Читаем Конъюнктуры Земли и времени. Геополитические и хронополитические интеллектуальные расследования полностью

Первая – рассказ о неудавшемся проекте осетинской государственности, начинавшемся в первой половине 90-х в контексте уже становившейся региональной северо-кавказской структуры признания. В условиях неопределенности тогдашней Москвы на Кавказе в первый год существования постсоюзной России и развернувшегося восстания грузинских автономий против этой малой империи структурообразующая роль переходит здесь к союзу легитимных республиканских и областных руководств. Противостоя кавказским революционным проектам радикалов из Конфедерации народов Кавказа, поддерживаемых чеченским режимом Дудаева, этот местный «Священный союз» по своей федералистской природе негативно относился к национально-унитаристским устремлениям сменявшихся тбилисских правительств, благосклонно относясь к втягиванию автономий Грузии в свою структуру признания как политических субъектов с собственными неотъемлемыми правами. Особая роль в этом союзе принадлежала северо-осетинскому правительству А. Галазова. Вынужденное в 1992 году защищать Владикавказ и Пригородный район республики от ингушских притязаний на «возвращение родины» и создающее в этих целях республиканские вооруженные силы, галазовское руководство в геополитике северо-кавказского региона занимает ультралегитимистскую позицию, выступая против ревизии регионального политического порядка, в частности против «ингушской угрозы», от имени провозглашаемой интеграционной гражданской общности «народа Северной Осетии». А вместе с тем революционное движение осетин к югу от Главного Кавказского хребта, пытаясь силой выломиться из грузинского пространства, создает перед руководством Владикавказа в первый постсоюзный год соблазн: за счет патронажа над «младшим братом» обрести дополнительный международный статус, выступая и лидерами «многонационального народа Северной Осетии», и одновременно – строителями национальной осетинской «государственности Главного Кавказского хребта», охватывающей земли по обе его стороны и глубоко вклинивающейся в Закавказье. Сложность состояла в том, что эту задачу в условиях особой уязвимости предстояло решать, не взывая ни к северокавказским, ни к общероссийским федеративным структурам признания, прирастая внутри этих структур в фантастически полусамодовлеющее государство на границе России с собственными международными полями, принимаемое как партнер (пусть партнер меньший) Москвой и Тбилиси.

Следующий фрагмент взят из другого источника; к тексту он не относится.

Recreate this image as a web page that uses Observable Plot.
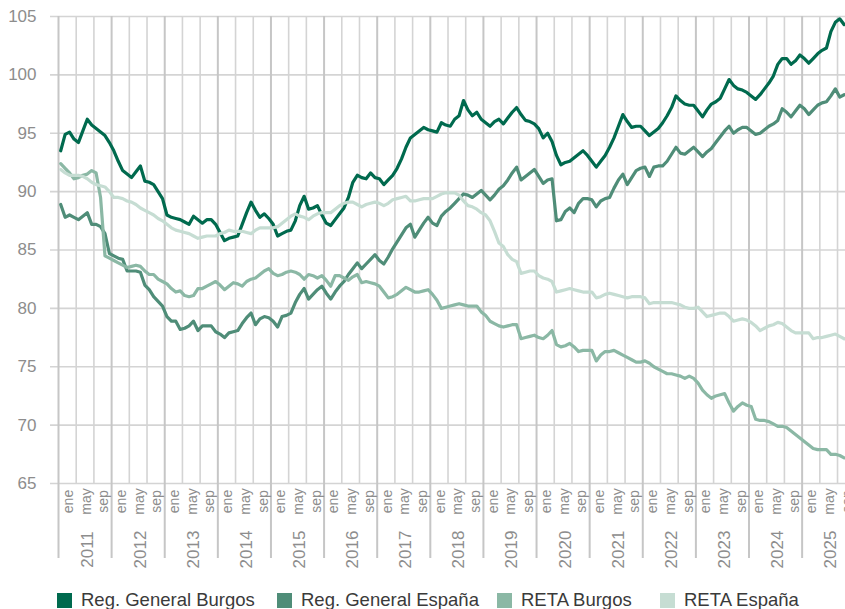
<!DOCTYPE html>
<html><head><meta charset="utf-8">
<script src="https://cdn.jsdelivr.net/npm/d3@7"></script>
<script src="https://cdn.jsdelivr.net/npm/@observablehq/plot@0.6"></script>
<style>
body{margin:0;overflow:hidden;background:#fff;font-family:"Liberation Sans",Arial,sans-serif;}
#legend{position:relative;height:26px;width:845px;}
.item{position:absolute;top:8px;display:flex;align-items:center;font-size:18.5px;line-height:18px;height:18px;color:#3a3a3a;white-space:nowrap}
.sw{width:15px;height:15px;margin-right:9px;flex:none}
</style></head><body>
<div id="chart"></div><div id="legend"></div>
<script>
const years = [2011,2012,2013,2014,2015,2016,2017,2018,2019,2020,2021,2022,2023,2024,2025];
const monthLabels = ["ene","may","sep"];
const yTicks = [65,70,75,80,85,90,95,100,105];
const seriesNames = ["Reg. General Burgos","Reg. General España","RETA Burgos","RETA España"];
const seriesColors = ["#006a4e","#4f8d78","#8bb8a5","#c6ddd3"];

const regGeneralBurgos = [
93.5,94.9,95.1,94.5,94.2,95.2,96.2,95.7,95.4,95.1,94.8,94.2,
93.5,92.6,91.8,91.5,91.2,91.7,92.2,90.9,90.8,90.6,90.0,89.4,
88.0,87.8,87.7,87.6,87.4,87.2,87.9,87.6,87.3,87.6,87.6,87.2,
86.5,85.8,86.0,86.1,86.2,87.2,88.2,89.1,88.4,87.8,88.1,87.7,
87.2,86.2,86.4,86.6,86.7,87.5,88.8,89.6,88.5,88.6,88.8,88.0,
87.3,87.1,87.6,88.1,88.6,89.5,90.8,91.4,91.2,91.1,91.6,91.2,
91.1,90.6,91.0,91.4,92.0,92.8,93.8,94.6,94.9,95.2,95.5,95.3,
95.2,95.1,95.9,95.7,95.6,96.2,96.5,97.8,97.0,96.5,96.8,96.2,
95.9,95.6,96.0,96.2,95.8,96.3,96.8,97.2,96.6,96.1,96.0,95.8,
95.4,94.6,95.0,94.3,93.1,92.3,92.5,92.6,92.9,93.2,93.5,93.1,
92.6,92.1,92.6,93.1,93.8,94.6,95.6,96.6,96.0,95.5,95.6,95.6,
95.2,94.8,95.1,95.4,95.9,96.5,97.2,98.2,97.8,97.5,97.4,97.4,
96.9,96.4,97.0,97.5,97.7,98.0,98.8,99.6,99.1,98.8,98.7,98.5,
98.2,97.9,98.3,98.8,99.3,99.9,100.9,101.4,101.4,100.9,101.2,101.7,
101.4,101.0,101.4,101.8,102.1,102.3,103.7,104.5,104.8,104.3];

const regGeneralEspana = [
88.9,87.8,88.0,87.8,87.6,87.9,88.2,87.2,87.2,87.0,86.4,84.7,
84.5,84.3,84.2,83.2,83.2,83.2,83.1,82.0,81.6,81.0,80.6,80.2,
79.3,78.9,78.9,78.2,78.3,78.5,78.9,78.1,78.5,78.5,78.5,78.0,
77.8,77.5,77.9,78.0,78.1,78.7,79.2,79.6,78.6,79.1,79.3,79.2,
78.9,78.4,79.3,79.4,79.6,80.5,81.2,81.7,80.8,81.2,81.6,81.9,
81.3,80.8,81.4,81.9,82.3,82.9,83.4,83.9,83.4,83.8,84.2,84.6,
84.1,83.8,84.4,85.1,85.7,86.3,86.9,87.2,86.1,86.7,87.3,87.8,
87.3,87.1,87.9,88.3,88.6,89.0,89.4,89.8,89.7,89.5,89.8,90.1,
89.7,89.3,89.7,90.2,90.5,91.0,91.6,92.1,91.0,91.3,91.6,91.9,
91.3,90.7,91.0,91.1,87.5,87.6,88.3,88.6,88.2,89.0,89.4,89.4,
89.3,88.7,89.2,89.4,89.5,90.3,91.0,91.5,90.6,91.2,91.8,92.0,
92.1,91.3,92.1,92.2,92.2,92.6,93.2,93.8,93.3,93.2,93.5,93.8,
93.4,93.0,93.4,93.7,94.2,94.7,95.2,95.6,95.0,95.3,95.5,95.5,
95.2,94.9,95.0,95.3,95.6,95.8,96.1,97.1,96.8,96.4,96.9,97.4,
97.1,96.6,97.0,97.4,97.6,97.7,98.2,98.8,98.1,98.3];

const retaBurgos = [
92.4,92.0,91.6,91.1,91.2,91.4,91.5,91.8,91.6,89.5,84.5,84.3,
84.1,83.9,83.7,83.5,83.6,83.7,83.6,83.2,82.9,82.9,82.5,82.3,
82.1,81.7,81.4,81.5,81.1,81.0,81.1,81.7,81.7,81.9,82.1,82.3,
82.0,81.6,81.9,82.2,82.1,81.9,82.3,82.5,82.6,82.9,83.2,83.4,
83.0,82.8,82.9,83.1,83.2,83.1,82.9,82.5,82.9,82.8,82.6,82.8,
82.4,81.9,82.8,82.8,82.6,82.4,82.7,82.9,82.2,82.3,82.2,82.1,
81.9,81.4,80.9,81.0,81.2,81.5,81.8,81.6,81.4,81.4,81.5,81.6,
81.2,80.7,80.0,80.1,80.2,80.3,80.4,80.3,80.2,80.2,80.2,79.7,
79.4,78.9,78.7,78.5,78.4,78.5,78.6,78.6,77.4,77.5,77.6,77.7,
77.5,77.4,77.7,78.1,76.9,76.7,76.8,77.0,76.7,76.3,76.4,76.4,
76.4,75.5,76.0,76.3,76.3,76.4,76.2,76.0,75.8,75.6,75.4,75.4,
75.5,75.3,75.0,74.8,74.6,74.4,74.4,74.3,74.2,74.0,74.2,74.0,
73.6,73.0,72.6,72.3,72.5,72.6,72.7,71.9,71.2,71.6,71.9,71.7,
71.6,70.5,70.4,70.4,70.3,70.1,69.9,69.9,69.8,69.5,69.2,68.9,
68.6,68.3,68.0,67.9,67.9,67.9,67.5,67.5,67.4,67.2];

const retaEspana = [
91.9,91.6,91.4,91.4,91.4,91.3,91.1,90.8,90.6,90.5,90.4,90.0,
89.5,89.5,89.4,89.2,89.1,88.9,88.6,88.4,88.2,88.0,87.7,87.5,
87.2,86.9,86.7,86.6,86.5,86.4,86.2,86.0,86.1,86.2,86.2,86.2,
86.4,86.5,86.7,86.6,86.6,86.6,86.5,86.4,86.7,86.9,86.9,86.9,
86.9,87.0,87.3,87.6,87.9,88.1,87.9,87.8,87.6,87.9,88.1,88.2,
88.2,88.2,88.5,88.8,89.0,89.1,89.1,88.9,88.7,88.9,89.0,89.1,
89.0,88.8,89.0,89.3,89.4,89.5,89.6,89.2,89.2,89.3,89.4,89.4,
89.4,89.6,89.8,89.9,89.9,89.9,89.7,89.2,88.8,88.7,88.5,88.2,
88.0,87.5,86.6,85.6,85.3,84.6,84.2,84.0,83.0,83.1,83.2,83.2,
82.8,82.6,82.5,82.3,81.4,81.5,81.6,81.7,81.6,81.5,81.4,81.4,
81.4,80.9,81.0,81.2,81.3,81.2,81.1,81.0,80.9,81.0,81.0,81.0,
80.9,80.4,80.5,80.5,80.5,80.5,80.5,80.4,80.3,80.1,80.0,80.0,
80.1,79.7,79.3,79.4,79.5,79.6,79.6,79.3,78.9,79.0,79.1,79.0,
78.8,78.5,78.1,78.3,78.5,78.6,78.8,78.7,78.4,78.1,77.9,77.9,
77.9,77.9,77.4,77.5,77.5,77.6,77.7,77.8,77.6,77.4];

const allSeries = [regGeneralBurgos, regGeneralEspana, retaBurgos, retaEspana];
const table = [];
allSeries.forEach((vals, k) => vals.forEach((v, i) => table.push({x: i + 0.5, y: v, s: seriesNames[k]})));

const nMonths = years.length * 12;
const monthTicks = d3.range(0, nMonths, 4);
const yearTicks = d3.range(0, nMonths, 12);
const innerTicks = monthTicks.filter(t => t % 12 !== 0);
const monthLabelData = [];
years.forEach((yr, yi) => monthLabels.forEach((m, k) => monthLabelData.push({x: yi * 12 + k * 4 + 2, label: m})));
const yearLabelData = years.map((yr, yi) => ({x: yi * 12 + 6, label: String(yr)}));

const gridColor = "#d4d4d4";
const chart = Plot.plot({
  width: 845, height: 583,
  marginLeft: 58, marginRight: 0, marginTop: 16, marginBottom: 100,
  style: {fontFamily: "'Liberation Sans', Arial, sans-serif", background: "white", overflow: "visible"},
  x: {domain: [0, 177.8], axis: null},
  y: {domain: [65, 105], axis: null},
  color: {domain: seriesNames, range: seriesColors},
  marks: [
    Plot.ruleY(yTicks, {stroke: gridColor, strokeWidth: 1.6, insetLeft: -8}),
    Plot.ruleX(innerTicks, {stroke: gridColor, strokeWidth: 1.6}),
    Plot.ruleX(yearTicks, {stroke: "#c6c6c6", strokeWidth: 2, insetBottom: -75}),
    Plot.text(yTicks, {x: 0, y: d => d, text: d => String(d), textAnchor: "end", dx: -22, fontSize: 17, fill: "#8d8d8d"}),
    Plot.text(monthLabelData, {x: "x", y: () => 65, text: "label", rotate: -90, textAnchor: "middle", dy: 18, dx: 1, fontSize: 14, fill: "#8d8d8d"}),
    Plot.text(yearLabelData, {x: "x", y: () => 65, text: "label", rotate: -90, textAnchor: "middle", dy: 66, dx: 2, fontSize: 17, fill: "#8d8d8d"}),
    Plot.line(table, {x: "x", y: "y", z: "s", stroke: "s", strokeWidth: 3.2, strokeLinejoin: "round"})
  ]
});
document.getElementById("chart").appendChild(chart);

const legendLeft = [57, 277, 497, 660];
const legend = document.getElementById("legend");
seriesNames.forEach((name, k) => {
  const it = document.createElement("div");
  it.className = "item";
  it.style.left = legendLeft[k] + "px";
  const sw = document.createElement("span");
  sw.className = "sw";
  sw.style.background = seriesColors[k];
  const tx = document.createElement("span");
  tx.textContent = name;
  it.appendChild(sw); it.appendChild(tx);
  legend.appendChild(it);
});
</script>
</body></html>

В статье 2002 года я обсуждаю причину признания этого проекта. Эмпирически – это стремление Москвы перед началом чеченского кризиса договориться с режимом Шеварднадзе о консенсусе двух причерноморских «империй», о моральной поддержке «тбилисским лисом» российского наступления в Чечне в обмен на утвержденную неприкосновенность Грузии. Абхазский и югоосетинский вопросы были оставлены на волю Божию, как опухоль, лечимая присказкой «Авось рассосется!». Североосетинские вооруженные силы были распущены в 2000 году, когда они попали под наезд Конституционного суда РФ в числе других образований, незаконно присвоивших себе суверенность, а бесланская драма 2004 года стала эпилогом осетинского проекта. Сегодня та статья 2002 года, которая демонстрировала мой подход к проблеме суверенитетов, зарождающихся, поднимающихся и рушащихся в рамках геополитики Великого Лимитрофа, предстает своего рода предысторией «пятидневной войны» – предысторией, объясняющей, почему в этой войне на земле Южной Осетии транскавказский осетинский фактор оказался задействован минимально.

Эта статья может быть небезынтересна (по стопам Ст. Роккана и некоторых других западных авторов) для того, чтобы использовать в геополитическом case-study аппарат структурно-функциональной социологии Т. Парсонса. Я всегда считал, что эта теория, слишком часто трактуемая в духе хвалы действующему социальному порядку, на деле способна служить хорошей основой исследования некоторых социально-политических дисфункций и срывов. А именно возникающих из-за того, что выполнение нескольких парсоновских функций сразу переносится на институты, полноценно представляющие одну из этих функций и в ее пользу подминающие другие. Я здесь мог бы вспомнить советские колхозы, предполагаемые быть органами хозяйственной жизни, но в обстановке второй гражданской войны начала 1930-х реально утверждавшиеся как органы неограниченного государственного контроля над сельским населением, несущие реванш за грозное нарастание влияния деревни по ходу первой гражданской войны конца 1910-х и начала 1920-х и во время нэпа.